Mommy, What's a Botox?

I don't turn down free tickets to plays. So when a pal I hadn't seen in a while told me he had an extra ticket for a Panto at the Elgin & Winter Garden Theatre, I didn't even bother asking what we were going to see, nor did I go sifting through my old theatre textbooks to remember what exactly a Pantomime is. Though for your benefit, please enjoy the Wikipedia link above. Long story short though, expect a guy in drag, encouraged audience interactions, songs and a story filled with archetypes and gags you can easily relate to - how much material did they get off the Ford saga alone...

Imagine my surprise when I walked into what is probably one of the most beautiful theatres ever, surrounded by roving bands of children, and realized I was about to see "that Snow White show" I kept seeing posters for in the subway. Since my roommate and I are on this huge Once Upon a Time kick and I've always loved stories that mix-and-match all the fairy-tale characters I grew up with, I think I become more excited than the kids. Which is as it should be since most of the bawdy references in this show would go way over the heads of the pint-size crew in the audience anyway ("Mommy, why is Pinocchio's hard wood funny?")

Listen, I don't know who Ross Petty is, but after 17 years of putting on these shows - shows that apparently repeat themselves every couple of years because frankly, how many fairy tales out there can you really mess with? - they are an annual tradition in Toronto. And I can totally see why: the cast is obviously having a stupid good time up there and so was I.

Plot-wise, don't expect too much. Sure, you've got your Snowy White, your wicked Queen & your handsome, charming love interest who practically has a sparkle glued to his tooth every time that he smiles. But the 7 dwarves have been replaced by one 007 (because Petty unabashedly cashes in on every current pop culture trope he can put his hands on and it's cheaper hiring one actor instead of seven) and the evil Queen wants to strip mine the Enchanted Forest so she can horde all the Botox in the world and be the fairest of them all forever. Oh and our heroes try to save the realm through a beauty contest while a Don Cherry pig colour commentates and Red Ridding Hood yearns to be a Bond Girl...
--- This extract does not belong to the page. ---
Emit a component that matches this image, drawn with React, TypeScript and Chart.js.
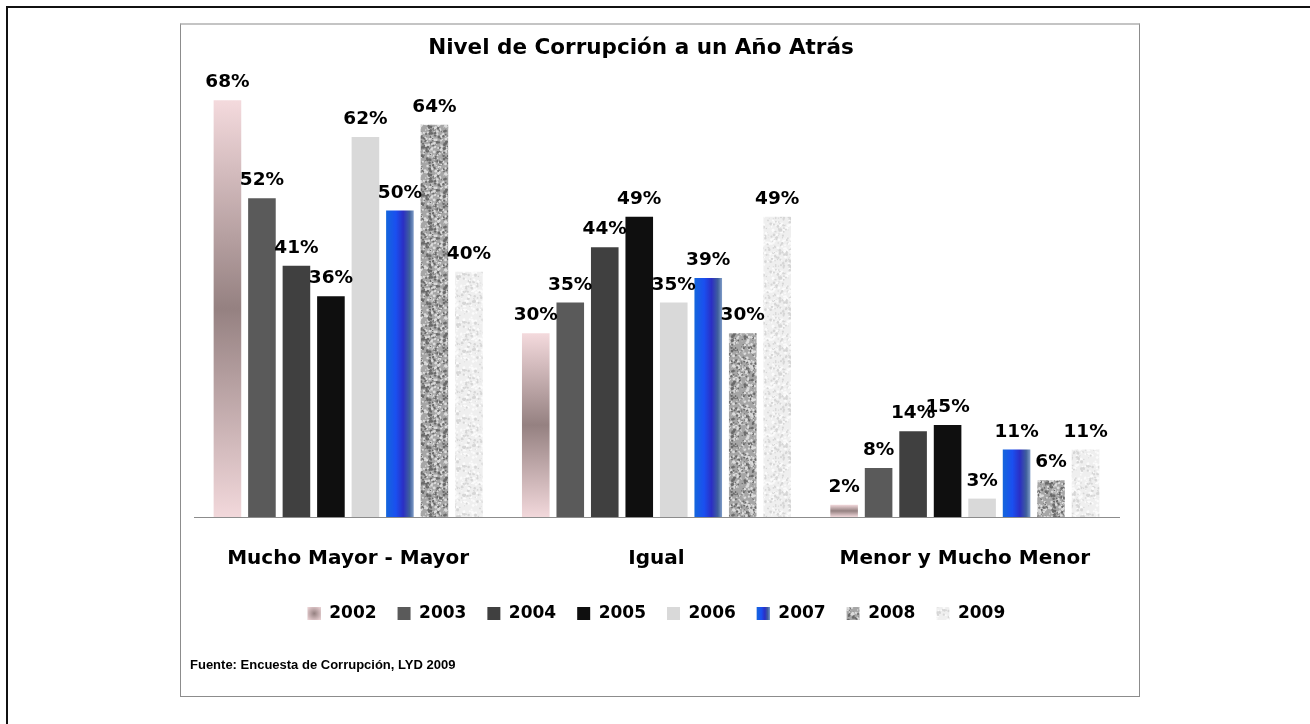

Ok, so you kind of have to be there.

Seriously, you should be there. I haven't even scratched the surface of the cheesy good time you're going to have. I'd seriously consider going back just to see how a different audience reacts and how the cast plays off of them.

Special shout-out to my friend Bryn, who I had no idea was playing Red Riding Hood, and had one of the most adorable entrances on stage I've ever seen.